3. It’s Not Me, It’s Them
Somewhere along the way, Jeremiah forgot what it means to delight in the Word of the Lord. This is something to which we are all prone. We relish Scripture one minute, only to forget it the next. The only thing we’re consistent at is our inconsistency, especially when it concerns deep, prayerful consideration of God’s Word. Reading it is a constant battle, one in which we are forced to wrestle with the worst parts of ourselves.
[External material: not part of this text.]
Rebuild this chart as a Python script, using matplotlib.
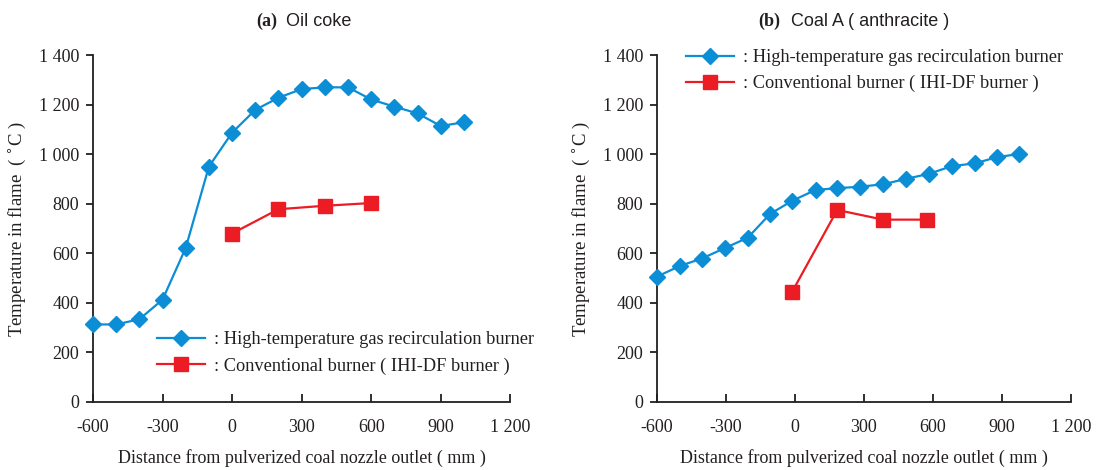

To avoid that, we resort to reading Scripture while thinking about those in our list of contacts or circle of friends who need to hear it. “Man, this verse is so good,” we say to ourselves, “So-and-so should really learn how to apply this to their life!” (I know I’m not the only one guilty of that, right?)
The point is that Jeremiah’s discouragement and disillusionment didn’t come out of nowhere. Rather, they weaseled their way into his heart and soul when the words of God became a message “they” needed to hear and heed instead of a message that confronted his own desperation. Bitterness took root when he began approaching the Word merely as a burden he was called to carry rather than a balm that his soul needed, too — when the Word became a tool to fix others instead of an announcement of God’s promise and patience for him. This is effectively what God tells him. After Jeremiah finishes his self-pitying protest, the Lord calls him out for some of the vile and “worthless” things he has been uttering. Some of Jeremiah’s words were nothing but a pile of rubbish, for which he needed to repent and start uttering “what is precious” once again (Jer. 15:19). In so doing, he’d “be as my mouth,” that is, as the mouth of the Lord, which is an allusion to that initial moment when the Lord put his words into his mouth (Jer. 1:9–10).
4. The Grace of God for a Bitter Prophet
This is a staggering exhibition of God’s response to followers who are bitter, disappointed, and discouraged. Maybe you’ve been therefore, perhaps even recently, or maybe you’re there right now. Whatever the case, we all endure seasons of great discouragement and frustration. Yet God doesn’t let us stay there. “God is gracious,” Christopher J. H. Wright comments. “God understands disillusionment. But God does not let his servants wallow in it, but calls us back in repentance and recommissions us to his service once again.” [2] It’s no accident that the Lord’s message to his disgruntled prophet is almost an exact copy of what he told him years prior (Jer. 15:20–21; cf. 1:8, 18–19). What was declared at the very start of his prophetic ministry was still valid, still true, and still for him. In other words, the one who was commissioned to proclaim the words of the Lord was being invited to rediscover his delight in those same words.
This, too, is what God does for us through his Holy Spirit. He invites us to pause, take a breather, and rekindle our appetite for his Word, realizing none of it has changed, even the tinsiest bit (Ps. 119:89; Isa. 40:8; Matt. 24:35). Consequently, if we’re feeling sour, bitter, or discouraged, the problem isn’t with the Word God’s given us; the problem’s with us. Even if everything else around us fades away or crumbles to dust, even if all our fervor for the things of God curdles, God’s word of grace and promise stays the same. It’s like a meal that never spoils or turns sour. God’s Word is evergreen — it’s perennially fresh and always exactly what our souls need to hear. It’s a feast to which all are invited, one that never ends (Jer. 15:16).
When Jeremiah was worn out, God pointed him back to his words.
Unlike the buffet at Golden Corral, the buffet table that is God’s Word only gets better the more you eat from it. The more you study the Scriptures, the more it becomes the joy and delight of your heart. It’s a process, to be sure, especially since the more you read it, the more you come to realize just how desperately sinful you are — but that’s the whole point. God’s Word isn’t merely a series of words on the printed page. It’s a book that’s “living and active” (Heb. 4:12). It’s a word that doesn’t just tell us about something; it introduces us to someone. “You search the Scriptures because you think that in them you have eternal life,” the Lord Jesus once told a gaggle of well-meaning Jews, “and it is they that bear witness about me” (John 5:39). The reason, therefore, we can always find the words of God to be our joy and delight is because Jesus is their very heart. He’s the point of it all. He’s the appetizer, main course, and dessert all rolled into one.
When Jeremiah was worn out, God pointed him back to his words. God does the same for us. When we are bitter or burned out, he points us back to the Word who took on flesh for us. He invites us to the meal of his word, where we don’t just hear promises spoken; we see them fulfilled. God’s message to his downcast prophet is the very message that God’s Son came to accomplish. He’s the one who comes to where we are to invite the desperate and downcast to be redeemed and restored. He’s the one who welcomes the lost, the empty, and the hungry to find their fill at a banquet that never sours. So come to the Word and eat your heart out.